From Tsar to U.S.S.R.: Russia's Chaotic Year of Revolution
In January 1917, Tsar Nicholas II ruled Russia while Bolshevik Vladmir Lenin lived in exile. By October, revolution had reversed their roles, leaving the former tsar a prisoner and Lenin holding all the power.
Its events paved the way for the Soviet Union. It dominated the politics of the 20th century, and it has left an indelible mark on the contemporary world. But when Russia’s year of revolution began in the bitterly cold February of 1917, many revolutionaries did not, at first, pay much attention.

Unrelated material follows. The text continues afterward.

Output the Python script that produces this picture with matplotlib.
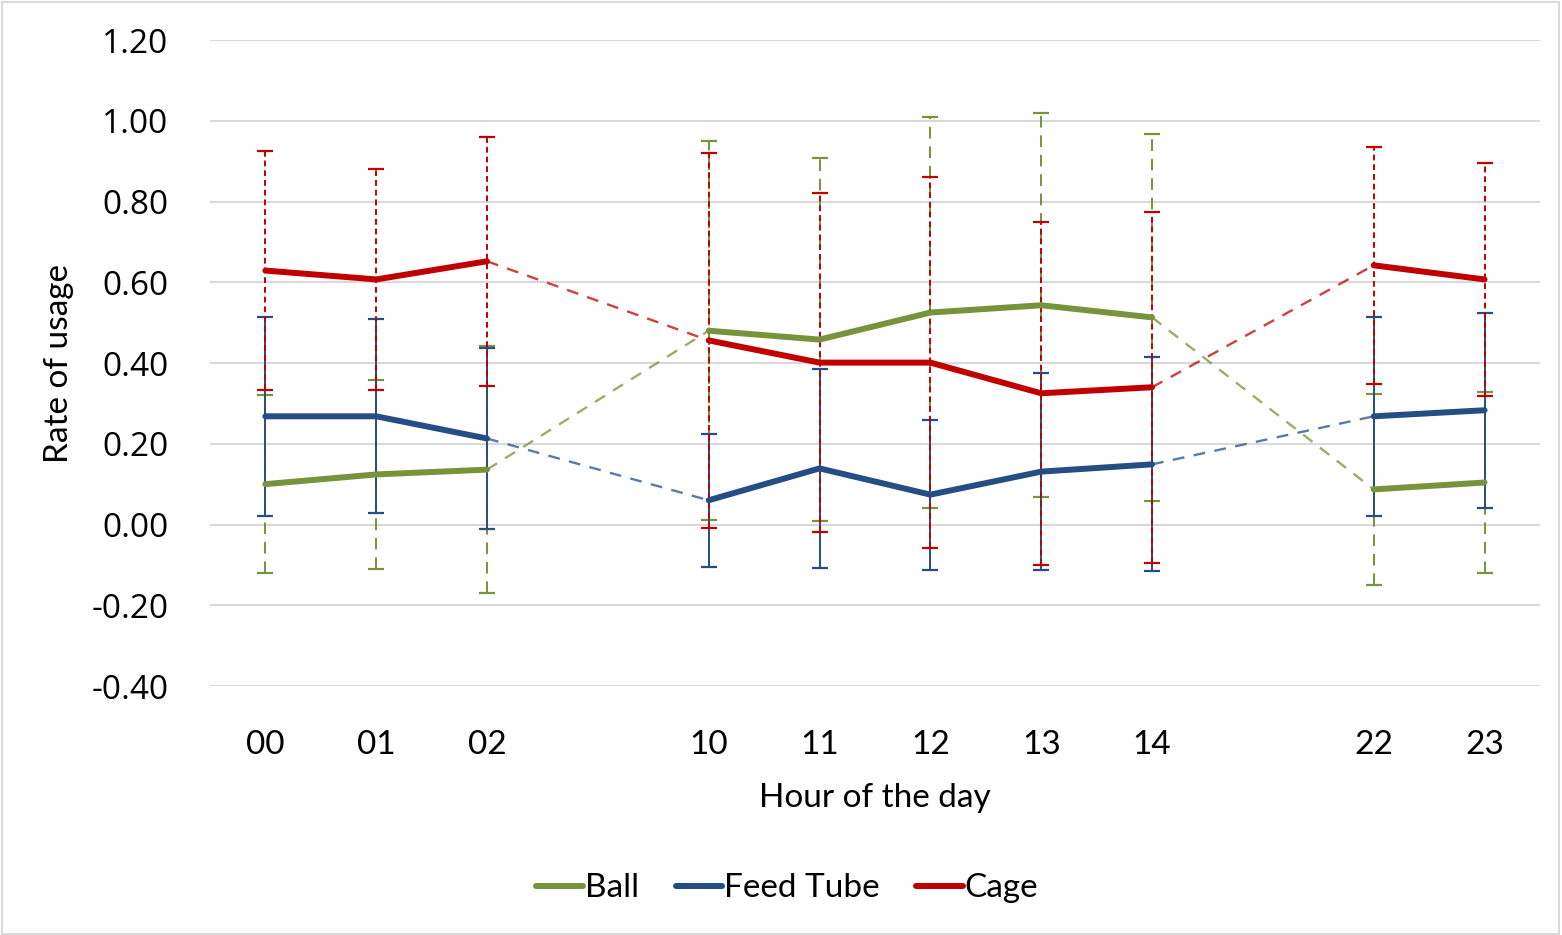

The first sign that something big was happening was on International Women’s Day—February 23, 1917, in the old Russian calendar. Crowds of female factory workers gathered in the center of Petrograd, the Russian capital (formerly known as St. Petersburg). Even as disaffected and hungry workers, male and female, joined in the protests, some revolutionaries remained skeptical. Aleksandr Shlyapnikov was a leading figure of the Bolshevik movement, whose leader, Vladimir Ilich Lenin, had been living outside Russia for long periods of time since 1900. Shlyapnikov observed on February 25: “Give the workers a pound of bread and the movement will peter out.”
Despite initial doubts that the growing February protests would amount to much, many observers at the time—including Lenin’s Bolsheviks, Russian liberals, and foreign diplomats—were nevertheless certain that a revolution was only a matter of time.